Monday, August 20, 2007

OpenAFS, Acopia, and Panasas

AFS (as the Andrew File System, IBM AFS, and, now, OpenAFS) has been around for a long time. That longevity has brought it some distinct advantages: the userbase is both broad and deep; the product is also stable. There are lots of competitors to OpenAFS, though, with money to be made in the storage market. Witness the recent acquisition of Acopia by F5 Networks. Another vendor, Panasas, is clearly viewed as a potential good business (e.g., take a look at their Board of Directors -- venture capitalists would not be on the Board if they did not think the company would be profitable).

Those two companies, Acopia and Panasas, represent two different market segments that have historically been in the sweet spot of AFS usage. AFS is still strong in one of those areas, but it has soured a bit in the other.

Acopia's claim-to-fame is virtualization, the ability to keep a namespace constant while changing the back ends around. They also do data migrations. They export via NFS or CIFS, so virtually any modern operating system can access data through their systems. This is very nice. The downside, though, is that Acopia is a hardware solution. Lori MacVittie's neat article about her personal NAS notwithstanding, using Acopia's ARX to provide seamless migration for your failed personal NAS just does not make fiscal sense.

AFS provides the same kind of virtualization, but at a different cost. First, no special hardware is needed. The cost comes in complexity: clients have to run the AFS client. Ports exist to lots of modern operating systems (from AIX to Windows), but installing clients is definitely more expensive than plugging a network-transparent NFS proxy into your network. The other cost is in administration: the ramp-up for AFS is fairly steep. While efforts have been made to help people get started with AFS, there is still a lot of work to be done.

The two key features of AFS that provide this virtualization are the @sys magic, and the separation of filesystems into volumes, with volume metadata managed by database servers. These key pieces let administrators glue together namespaces seamlessly. The stable semantics of volume migration also lets administrators migrate data around a site even while users are accessing that data, letting users stay even further from the underlying details of the storage infrastructure.

Panasas, on the other hand, is a clear winner over AFS in its product niche: high-performance NFS. Like Lustre and several other filesystem products that live in the High-Performance Filesystem niche, Panasas accomplishes this by parallelizing remote filesystem accesses. AFS gets some performance benefits from its caching, but the filesystem accesses are done against a single filesystem. AFS also doesn't really do NFS.

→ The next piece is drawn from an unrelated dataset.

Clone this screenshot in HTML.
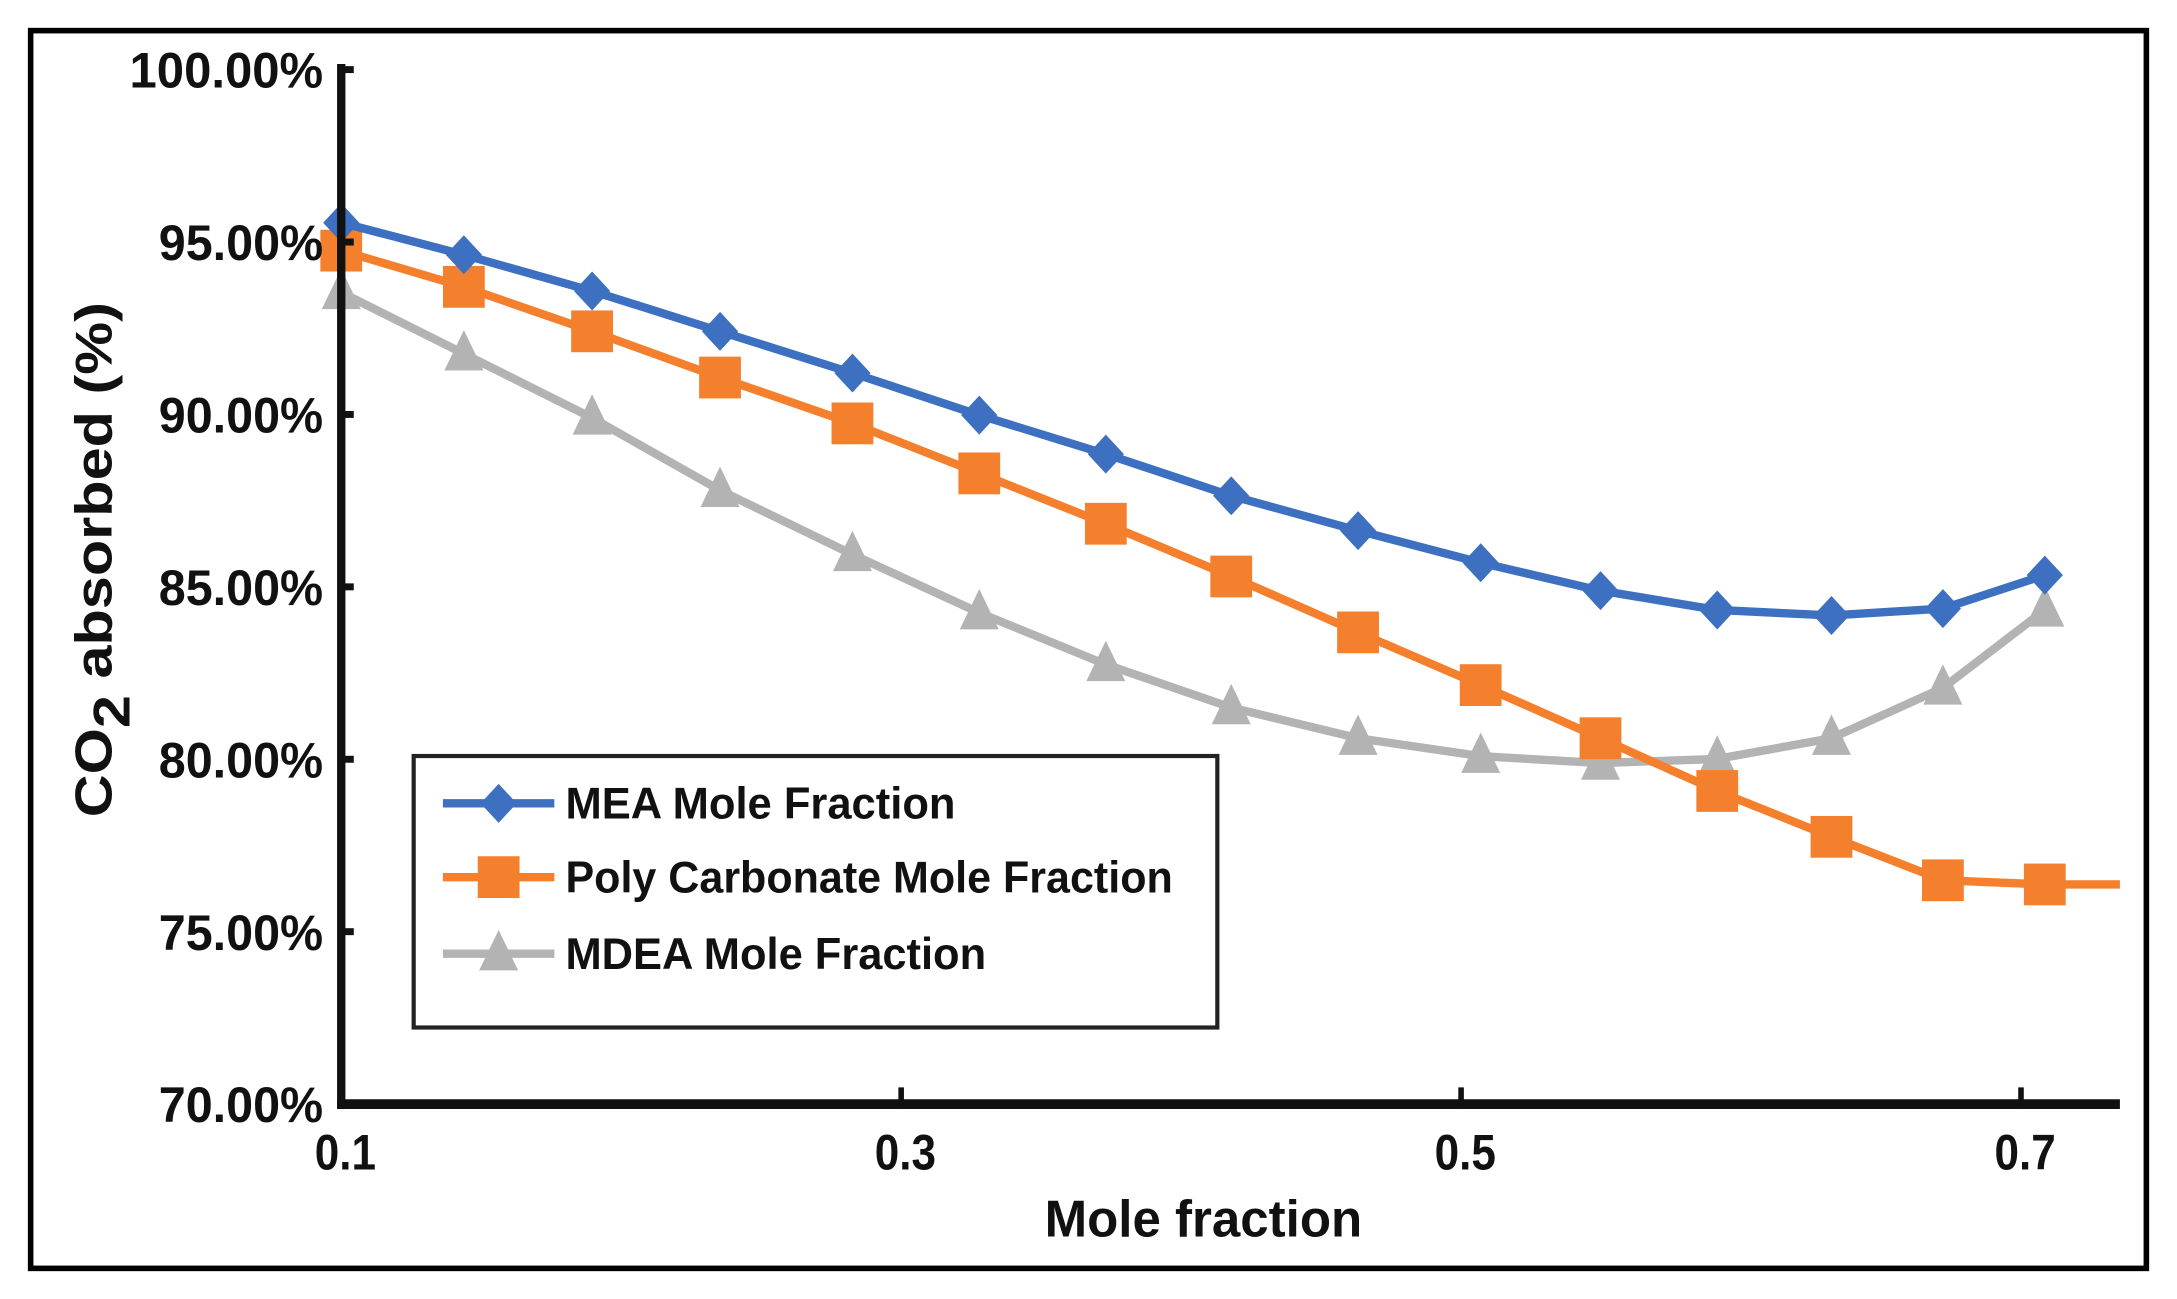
<!DOCTYPE html>
<html><head><meta charset="utf-8"><style>html,body{margin:0;padding:0;background:#fff}svg{display:block}text{font-family:"Liberation Sans",Arial,sans-serif;font-weight:bold;fill:#111}</style></head>
<body>
<svg id="chart" width="2177" height="1299" viewBox="0 0 1563 933" preserveAspectRatio="none" xmlns="http://www.w3.org/2000/svg">
<rect x="22" y="22" width="1519" height="889" fill="#fff" stroke="#000" stroke-width="4"/>
<g id="series"></g>
<g id="axes"></g>
<text transform="translate(80,402) rotate(-90)" text-anchor="middle" font-size="37" textLength="370" lengthAdjust="spacingAndGlyphs">CO<tspan dy="13">2</tspan><tspan dy="-13"> absorbed (%)</tspan></text>
<text x="864" y="888" text-anchor="middle" font-size="37" textLength="228" lengthAdjust="spacingAndGlyphs">Mole fraction</text>
<g>
<rect x="297" y="543" width="577" height="195" fill="#fff" stroke="#222" stroke-width="3"/>
<g id="legend-items"></g>
</g>
</svg>
<script>
const xValues=[0.1,0.1438,0.1896,0.2353,0.2826,0.3279,0.3731,0.4179,0.4632,0.5070,0.5498,0.5915,0.6323,0.6721,0.7085];
const meaValues=[95.56,94.63,93.58,92.41,91.20,89.98,88.85,87.64,86.63,85.70,84.89,84.33,84.17,84.37,85.34];
const pcValues=[94.75,93.70,92.41,91.07,89.74,88.29,86.83,85.30,83.68,82.15,80.61,79.08,77.75,76.49,76.37];
const mdeaValues=[93.54,91.76,89.90,87.80,85.94,84.25,82.75,81.50,80.61,80.09,79.89,80.01,80.61,82.07,84.33];
const yTicks=[70,75,80,85,90,95,100];
const yTickLabels=["70.00%","75.00%","80.00%","85.00%","90.00%","95.00%","100.00%"];
const xTicks=[0.1,0.3,0.5,0.7];
const xTickLabels=["0.1","0.3","0.5","0.7"];
const seriesNames=["MEA Mole Fraction","Poly Carbonate Mole Fraction","MDEA Mole Fraction"];

const NS="http://www.w3.org/2000/svg";
const X0=245,X1=1522,Y0=793,Y1=50;
function sx(v){return X0+(v-0.1)/0.2*402;}
function sy(v){return Y0-(v-70)/30*(Y0-Y1);}
function mk(tag,attrs,parent){const e=document.createElementNS(NS,tag);for(const k in attrs)e.setAttribute(k,attrs[k]);parent.appendChild(e);return e;}
const axes=document.getElementById('axes'),series=document.getElementById('series'),leg=document.getElementById('legend-items');

let ya=mk('line',{x1:X0,y1:Y1-4,x2:X0,y2:Y0+3,stroke:'#111','stroke-width':6},axes);


let xa=mk('line',{x1:X0-3,y1:Y0,x2:X1,y2:Y0,stroke:'#111','stroke-width':7},axes);


yTicks.forEach((t,i)=>{
  const tk=mk('line',{x1:X0,y1:sy(t),x2:X0+9,y2:sy(t),stroke:'#111','stroke-width':5},axes);
  
  
  const tx=mk('text',{x:232,y:sy(t)+13,'text-anchor':'end','font-size':36,textLength:(i===6?139:118),lengthAdjust:'spacingAndGlyphs'},axes);
  tx.textContent=yTickLabels[i];
  
  
});
xTicks.forEach((t,i)=>{
  const tk=mk('line',{x1:sx(t),y1:Y0,x2:sx(t),y2:Y0-12,stroke:'#111','stroke-width':4},axes);
  
  
  const tx=mk('text',{x:sx(t)+3,y:840,'text-anchor':'middle','font-size':36,textLength:44,lengthAdjust:'spacingAndGlyphs'},axes);
  tx.textContent=xTickLabels[i];
  
  
});
function marker(kind,x,y,color,parent){
  let e;
  if(kind==='diamond')e=mk('polygon',{points:`${x},${y-14} ${x+13},${y} ${x},${y+14} ${x-13},${y}`,fill:color},parent);
  else if(kind==='square')e=mk('rect',{x:x-15,y:y-15,width:30,height:30,fill:color},parent);
  else e=mk('polygon',{points:`${x},${y-17} ${x+14},${y+12} ${x-14},${y+12}`,fill:color},parent);
  return e;
}
const defs=[[meaValues,'#3d70c0','diamond','mea'],[pcValues,'#f47f2c','square','polycarbonate'],[mdeaValues,'#b3b3b3','triangle','mdea']];
[defs[2],defs[1],defs[0]].forEach(([vals,color,kind,key])=>{
  const g=mk('g',{},series);
  
  
  let pts=vals.map((v,i)=>sx(xValues[i])+','+sy(v));
  if(key==='polycarbonate')pts.push(X1+','+sy(vals[vals.length-1]));
  const pl=mk('polyline',{points:pts.join(' '),fill:'none',stroke:color,'stroke-width':6,'stroke-linejoin':'round'},g);
  
  
  vals.forEach((v,i)=>{
    const m=marker(kind,sx(xValues[i]),sy(v),color,g);
    
    
  });
});
const legLens=[280,436,302];
defs.forEach(([vals,color,kind,key],i)=>{
  const y=[577,630,685][i];
  const g=mk('g',{},leg);
  
  
  mk('line',{x1:318,y1:y,x2:398,y2:y,stroke:color,'stroke-width':6},g);
  marker(kind,358,y,color,g);
  const t=mk('text',{x:406,y:y+11,'font-size':32,textLength:legLens[i],lengthAdjust:'spacingAndGlyphs'},g);
  t.textContent=seriesNames[i];
});
</script>
</body></html>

So who is buying Panasas? While l have no knowledge of the sales, I can make some fairly educated guesses: Organizations with large data sets in NFS (or CIFS) that need greater performance. The large research organizations (high-energy physics labs, TeraGRID research groups, etc) might be interested in Panasas (except they already have Lustre, with support via ClusterFS). The most direct competitors to Panasas, then, are the NAS appliance vendors. It is interesting that most of the large research organizations have historically been heavy AFS users as well, and many still are. AFS is widely used for the cross-site sharing of data, but it simply doesn't perform well enough to be competitive with NAS appliances running NFS.

My suggestion, then, to the OpenAFS community is to get serious about helping people get started with AFS, and compete with the Acopias of the world. Also, look into improving AFS performance: as AFS is more complex than NFS, there is likely never to be a performance comparison in favor of AFS; however, parallel filesystem accesses have been around for quite a while, and an implementation of it in AFS could be very interesting.